Two of the world's best-known circuses are accused by American animal welfare groups of cruel treatment of elephants.

Ringling Brothers and Barnum & Bailey Circus have been targeted by the Performing Animal Welfare Society (Paws), the American Society for the Prevention of Cruelty to Animals, the Fund for Animals and the Animal Welfare Institute. In a lawsuit, filed this week, they say the circuses have broken America's Endangered Species Act and other animal protection laws.

The lawsuit is part of a long-running campaign to apply animal welfare laws to circus animals, and bar circuses from using animals.

The groups claim the circuses broke the law by beating elephants to train them, forcibly removed baby elephants from their mothers and failed to prevent the use of physical abuse in training.

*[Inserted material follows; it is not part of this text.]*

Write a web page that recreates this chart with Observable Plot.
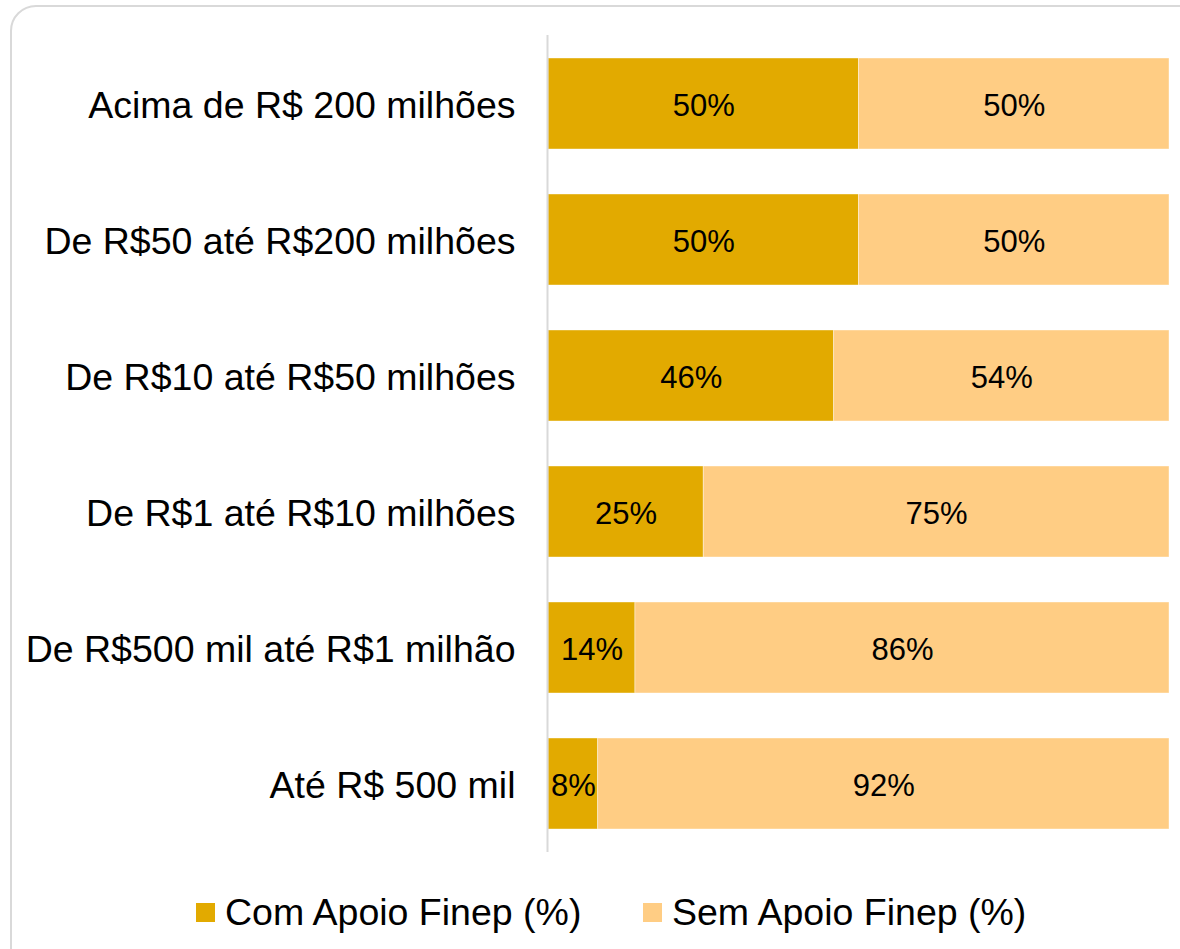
<!DOCTYPE html>
<html>
<head>
<meta charset="utf-8">
<script src="https://cdn.jsdelivr.net/npm/d3@7"></script>
<script src="https://cdn.jsdelivr.net/npm/@observablehq/plot@0.6"></script>
<style>
  html, body { margin: 0; padding: 0; background: #fff; }
  body { width: 1180px; height: 949px; overflow: hidden; position: relative; font-family: "Liberation Sans", Arial, sans-serif; }
  #frame { position: absolute; left: 10px; top: 5px; width: 1220px; height: 1000px; border: 2px solid #d9d9d9; border-radius: 26px; box-sizing: border-box; }
  #chart { position: absolute; left: 0; top: 0; }
  #legend { position: absolute; left: 0; top: 890px; width: 1180px; height: 44px; }
  .item { position: absolute; top: 0; display: flex; align-items: center; height: 44px; font-size: 37.5px; color: #000; }
  .sw { width: 19px; height: 19px; margin-right: 10px; }
</style>
</head>
<body>
<div id="frame"></div>
<div id="chart"></div>
<div id="legend"></div>
<script>
const categories = [
  "Acima de R$ 200 milhões",
  "De R$50 até R$200 milhões",
  "De R$10 até R$50 milhões",
  "De R$1 até R$10 milhões",
  "De R$500 mil até R$1 milhão",
  "Até R$ 500 mil"
];
const comApoio = [50, 50, 46, 25, 14, 8];
const semApoio = [50, 50, 54, 75, 86, 92];
const seriesNames = ["Com Apoio Finep (%)", "Sem Apoio Finep (%)"];
const seriesColors = ["#E2AA00", "#FFCD84"];

const data = [];
categories.forEach((c, i) => {
  data.push({cat: c, series: seriesNames[0], value: comApoio[i]});
  data.push({cat: c, series: seriesNames[1], value: semApoio[i]});
});

const chart = Plot.plot({
  width: 1180,
  height: 870,
  marginTop: 35,
  marginBottom: 18,
  marginLeft: 548,
  marginRight: 11,
  style: {fontFamily: "'Liberation Sans', Arial, sans-serif", background: "transparent", color: "#000"},
  x: {domain: [0, 100], axis: null},
  y: {domain: categories, paddingInner: 0.33, paddingOuter: 0.165, label: null},
  color: {domain: seriesNames, range: seriesColors},
  marks: [
    Plot.barX(data, Plot.stackX({x: "value", y: "cat", z: "series", fill: "series", order: seriesNames, stroke: "white", strokeWidth: 0.8, strokeOpacity: 0.5})),
    Plot.ruleX([0], {stroke: "#d9d9d9", strokeWidth: 2, dx: -1}),
    Plot.textX(data, Plot.stackX({x: "value", y: "cat", z: "series", order: seriesNames, text: d => d.value + "%", fill: "#000", fontSize: 31, dy: 2})),
    Plot.axisY({tickSize: 0, tickPadding: 33, fontSize: 37.5, label: null, fill: "#000", dy: 2})
  ]
});
document.getElementById("chart").appendChild(chart);

const legend = document.getElementById("legend");
const legendX = [196, 643];
seriesNames.forEach((s, i) => {
  const it = document.createElement("div");
  it.className = "item";
  it.style.left = legendX[i] + "px";
  const sw = document.createElement("div");
  sw.className = "sw";
  sw.style.background = seriesColors[i];
  const t = document.createElement("span");
  t.textContent = s;
  it.appendChild(sw);
  it.appendChild(t);
  legend.appendChild(it);
});
</script>
</body>
</html>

A circus spokeswoman Catherine Ort-Mabry rejected the accusations. "Animals are an integral part of the Ringling Brothers family, and we provide the highest standards of care,"' she said. "Animals have been an important part of our shows for 130 years."

Paws has made circus elephants one of its great causes, claiming their use not only involves cruelty but endangers the public. "Paws has presented to Congress voluminous documentation about the danger to which the public is exposed to from these frivolous and cruel performances," said a spokesman.

The organisation was founded in 1985 by Hollywood animal trainer and author, Pat Derby, and her partner, Ed Stewart. It maintains two sanctuaries for captive wildlife in California.

But the two circuses claim solid public support. They say a survey shows 80 per cent of Americans thought animals should be part of the circus, and a majority said they believed there was already enough regulation to protect the health and welfare of circus animals.

"All our members are committed to providing elephant care at the highest professional level, and we support the responsible public display of elephants as a vitally important means of increasing public awareness of and concern for these animals in human care and in the wild," said David Hagan, president of the Elephant Managers' Association.

The US Congress is considering a bill, the Captive Elephant Accident Prevention Act, which would all but ban circus elephants, proposed by Sam Farr, a Californian Democrat.

He said: "I am not interested in seeing the circus industry unduly hindered or encumbered. My bill is a practical, reasonable one that addresses a fundamental wrong in the entertainment industry."

Since 1983, he said, 28 people have been killed and 70 injured by performing elephants.